◆ **Exercise aim**
Set down, exactly as written, the lines from the top of the data to the line that holds "import * as", and omit the pictures.

◆ **Provided material**
** Start **

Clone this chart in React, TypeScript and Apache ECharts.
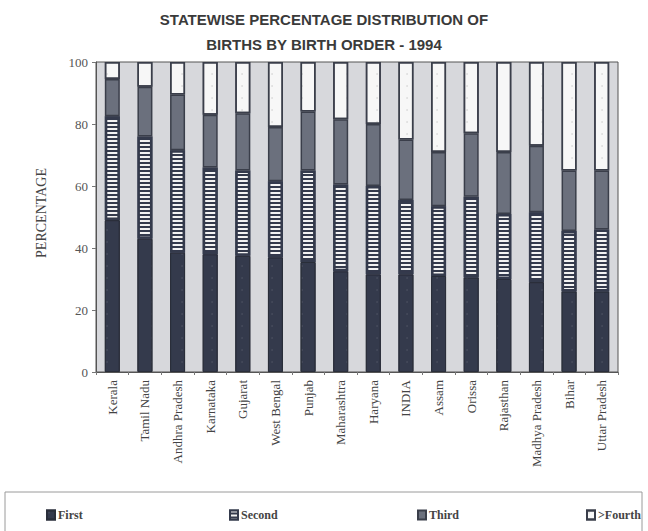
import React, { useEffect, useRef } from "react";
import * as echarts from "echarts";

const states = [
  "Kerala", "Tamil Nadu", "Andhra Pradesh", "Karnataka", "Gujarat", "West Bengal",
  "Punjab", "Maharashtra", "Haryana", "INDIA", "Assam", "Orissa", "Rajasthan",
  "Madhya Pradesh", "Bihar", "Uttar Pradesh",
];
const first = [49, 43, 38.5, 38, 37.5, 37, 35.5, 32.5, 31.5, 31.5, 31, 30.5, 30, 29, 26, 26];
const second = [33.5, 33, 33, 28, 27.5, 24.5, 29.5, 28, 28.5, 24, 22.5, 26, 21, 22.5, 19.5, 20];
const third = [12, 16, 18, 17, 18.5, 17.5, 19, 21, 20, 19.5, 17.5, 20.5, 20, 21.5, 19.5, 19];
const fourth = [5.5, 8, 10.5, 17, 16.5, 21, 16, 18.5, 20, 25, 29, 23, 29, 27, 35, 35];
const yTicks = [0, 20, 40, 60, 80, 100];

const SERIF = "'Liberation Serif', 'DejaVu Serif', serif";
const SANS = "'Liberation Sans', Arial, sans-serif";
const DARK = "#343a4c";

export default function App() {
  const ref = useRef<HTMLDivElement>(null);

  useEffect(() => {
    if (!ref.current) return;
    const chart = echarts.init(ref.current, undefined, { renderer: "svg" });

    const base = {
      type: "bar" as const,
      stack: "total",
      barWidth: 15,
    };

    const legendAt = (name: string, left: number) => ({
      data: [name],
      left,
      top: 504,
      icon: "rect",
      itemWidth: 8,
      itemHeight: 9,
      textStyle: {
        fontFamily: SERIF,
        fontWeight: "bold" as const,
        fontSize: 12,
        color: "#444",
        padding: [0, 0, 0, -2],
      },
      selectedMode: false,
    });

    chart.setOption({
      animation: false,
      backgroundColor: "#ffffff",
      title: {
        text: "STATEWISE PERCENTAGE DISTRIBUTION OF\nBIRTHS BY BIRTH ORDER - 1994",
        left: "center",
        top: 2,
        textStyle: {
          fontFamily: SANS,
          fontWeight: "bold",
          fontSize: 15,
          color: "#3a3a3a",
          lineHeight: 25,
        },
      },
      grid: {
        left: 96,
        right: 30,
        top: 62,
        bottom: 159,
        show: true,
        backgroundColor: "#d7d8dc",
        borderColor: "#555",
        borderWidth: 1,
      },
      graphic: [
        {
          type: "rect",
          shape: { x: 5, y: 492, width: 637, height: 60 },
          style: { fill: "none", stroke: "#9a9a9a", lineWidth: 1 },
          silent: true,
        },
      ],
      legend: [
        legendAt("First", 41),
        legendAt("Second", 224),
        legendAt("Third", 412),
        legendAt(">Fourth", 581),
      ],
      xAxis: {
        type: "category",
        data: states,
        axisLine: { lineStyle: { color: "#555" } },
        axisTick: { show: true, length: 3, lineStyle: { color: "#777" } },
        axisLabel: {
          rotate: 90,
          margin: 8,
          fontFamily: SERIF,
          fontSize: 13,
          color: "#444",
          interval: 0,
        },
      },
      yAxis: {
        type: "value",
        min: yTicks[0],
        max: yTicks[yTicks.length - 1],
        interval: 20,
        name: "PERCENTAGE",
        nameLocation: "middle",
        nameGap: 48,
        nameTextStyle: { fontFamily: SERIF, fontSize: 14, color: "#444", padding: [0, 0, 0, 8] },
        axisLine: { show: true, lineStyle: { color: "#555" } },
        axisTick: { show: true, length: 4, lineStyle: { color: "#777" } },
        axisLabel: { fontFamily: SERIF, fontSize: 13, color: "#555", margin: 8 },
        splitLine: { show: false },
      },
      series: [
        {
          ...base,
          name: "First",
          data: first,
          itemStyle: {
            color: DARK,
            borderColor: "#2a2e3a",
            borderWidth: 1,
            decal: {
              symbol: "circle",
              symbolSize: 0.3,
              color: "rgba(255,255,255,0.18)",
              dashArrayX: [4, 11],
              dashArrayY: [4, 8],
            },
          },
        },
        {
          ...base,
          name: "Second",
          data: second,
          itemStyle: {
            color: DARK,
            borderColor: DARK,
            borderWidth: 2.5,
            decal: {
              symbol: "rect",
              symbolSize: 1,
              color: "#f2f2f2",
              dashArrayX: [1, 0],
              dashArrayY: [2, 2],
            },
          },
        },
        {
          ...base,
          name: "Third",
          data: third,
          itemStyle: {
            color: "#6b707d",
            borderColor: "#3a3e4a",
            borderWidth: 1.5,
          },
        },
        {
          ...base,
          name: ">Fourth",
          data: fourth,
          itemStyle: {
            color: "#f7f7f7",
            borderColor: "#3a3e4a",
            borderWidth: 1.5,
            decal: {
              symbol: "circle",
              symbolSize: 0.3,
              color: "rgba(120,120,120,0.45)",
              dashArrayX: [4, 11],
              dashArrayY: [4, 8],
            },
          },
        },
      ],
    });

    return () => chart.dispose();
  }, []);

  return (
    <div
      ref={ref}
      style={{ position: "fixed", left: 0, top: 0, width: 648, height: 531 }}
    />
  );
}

** End **

◆ **Correct response**
Clone this chart in React, TypeScript and Apache ECharts.
import React, { useEffect, useRef } from "react";
import * as echarts from "echarts";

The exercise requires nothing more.